Perhaps I should mention that Edith’s family, whom I hadn’t seen in so long, showed up at the trial. Her mother had died a few years before but Rebecca was there – minus Arjan, who had left her for a much younger actress in Hollywood – along with her sons, Damien and Edward, who had grown into handsome young men and spent every day glaring at me as if they would like to be left alone in a quiet room with me for half an hour. I spotted Robert too, seated in the back row, and wondered how he felt about being back in a courtroom. He’d been released from prison after five years but was forced to be on the sex offenders list, poor man. There was another man sitting near them, one I vaguely recognized from Edith’s and my UEA days, but I couldn’t recall his name. He became very upset when the details of my wife’s death were recounted. I can only assume that they were particularly friendly in some way and I admired him for still caring after all these years.

Of course, my publishers were left in something of a dilemma. What do you do when one of the most famous writers in the world – if not the most famous – is in disgrace but everyone is desperate to read the offending books out of a macabre fascination? This is what you do: you reprint all the books in new editions – except The Tribesman , of course, which is now only printed under Edith’s name – and donate thirty per cent of the royalties to charity. And you pocket the rest.
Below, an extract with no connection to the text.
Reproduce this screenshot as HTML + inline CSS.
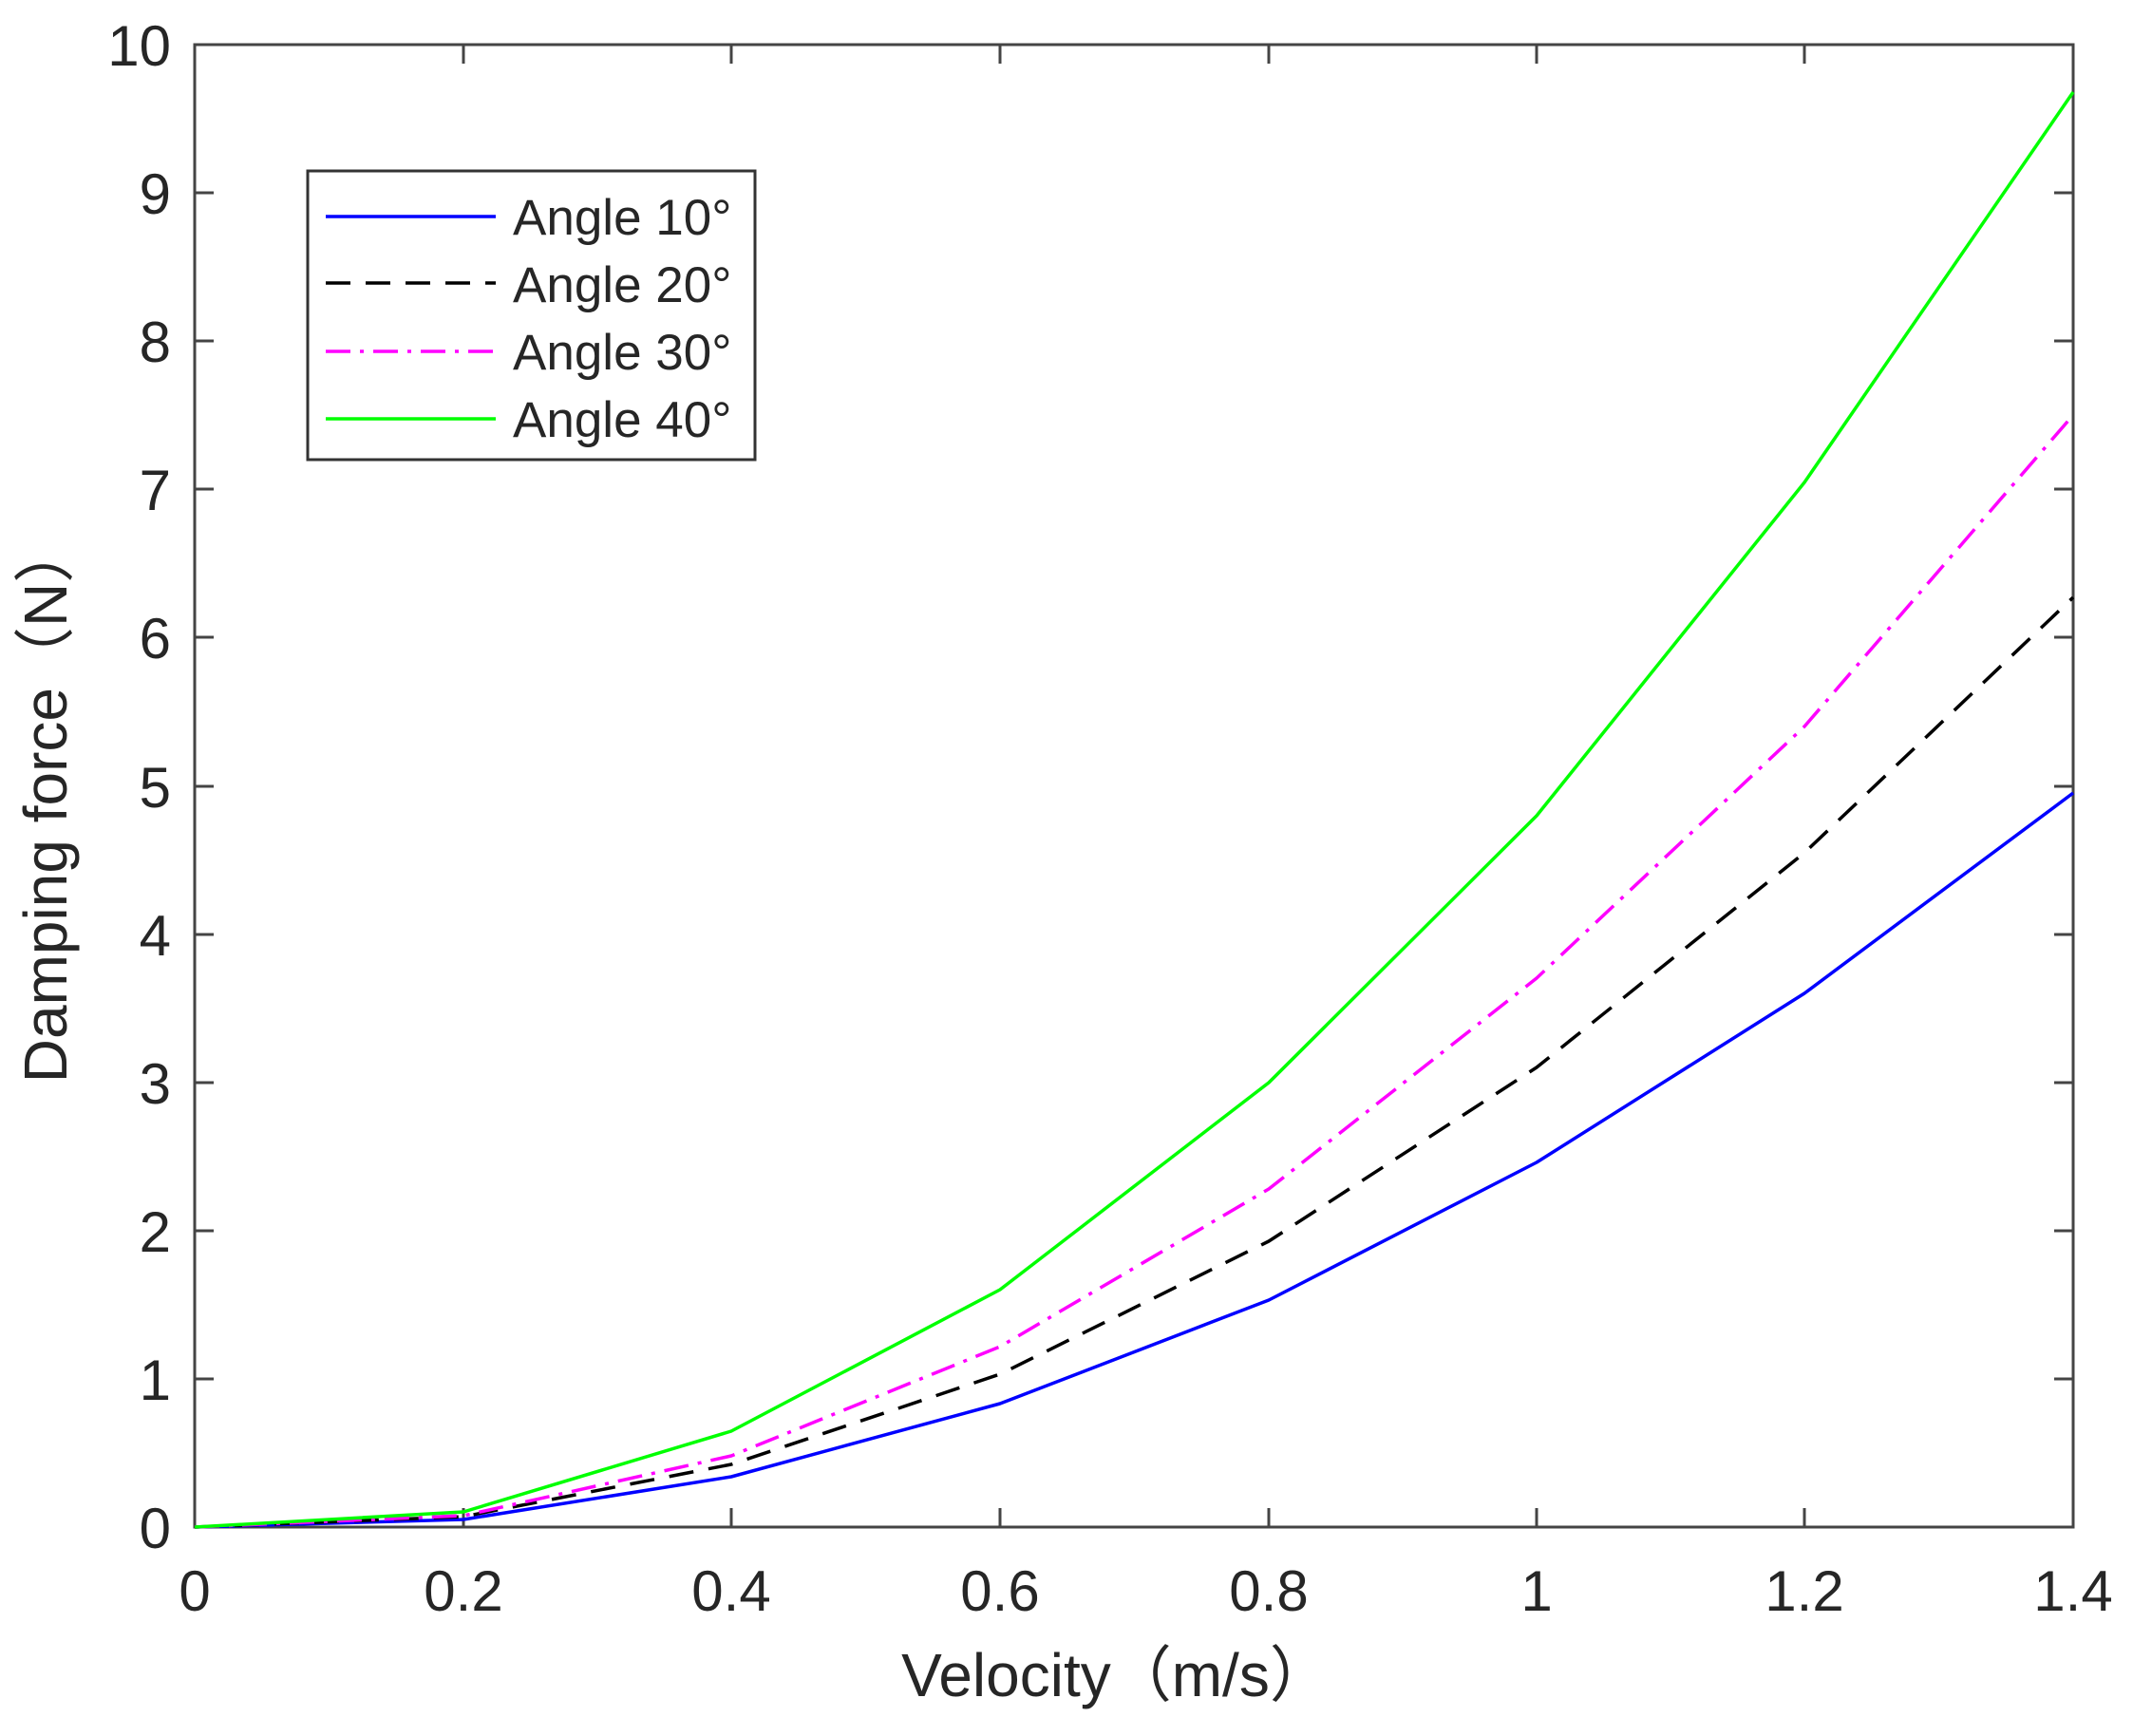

Now, my health. Naturally, I went through some major withdrawal symptoms from alcohol, and the prison authorities, to their credit, were extremely sympathetic and helpful in this. But the damage had been done. My liver is destroyed and my kidneys are in pretty bad shape too. The doctors say that one more drink would kill me, but that’s obviously nonsense. It would be too much of a coincidence if the moment I was forced to give up was exactly the moment that I would have been teetering on the edge of death. Anyway, I drink regularly in here – although obviously not at the same levels as I did during my later London years – in my cell with King Kong, of whom more in a moment. You’d be surprised – or maybe you wouldn’ t – at how much contraband is available in prison. Everything is banned, of course, but most of the inmates have a phone, a television, cigarettes, drugs, alcohol. There are prostitutes for those who require such services. Men or women. Whenever there’s a big boxing match on television everyone knows whose cell has the subscription services. Honestly, it’s not a bad life.

And I have a job! My first real job since I worked in the Savoy Hotel in West Berlin back in 1988. I teach a creative-writing course and conduct a bi-weekly two-hour session with fourteen inmates of varying ability. They’re a rough bunch, of course – murderers, for the most part, rapists, violent offenders – and they all like to write about crime. All but one, the aforementioned King Kong, who has been given that name because of an uncanny resemblance he bears to that cinematic simian. For almost a year he was working on a novel about an heiress in nineteenth-century Boston and, quite honestly, it would give Henry James a run for his money. He was too nervous to show it to the other classmates, but he gave it to me and I was amazed by his skill with language, his gift for characterization and his witty dialogue. I encouraged him, mentored him, supported him, and he’d just finished his fourth draft when he got into an altercation with another prisoner, leading to a dust-up in the prison yard where he was stabbed in the neck with a toothbrush that had a Stanley blade taped to its end. He bled out in minutes, poor chap.

Which left me with his manuscript. And it was eminently publishable. Really, the kind of thing that wins awards and hits the bestseller lists. So, I did another draft or two, tidied up some of the language, and sent it to a London publisher, being quite clear who I was and admitting that I would never be able to promote the book in person as I’d been committed to Belmarsh for the rest of my natural but that I had found something to fill the time while I was here, the thing that I had always enjoyed most.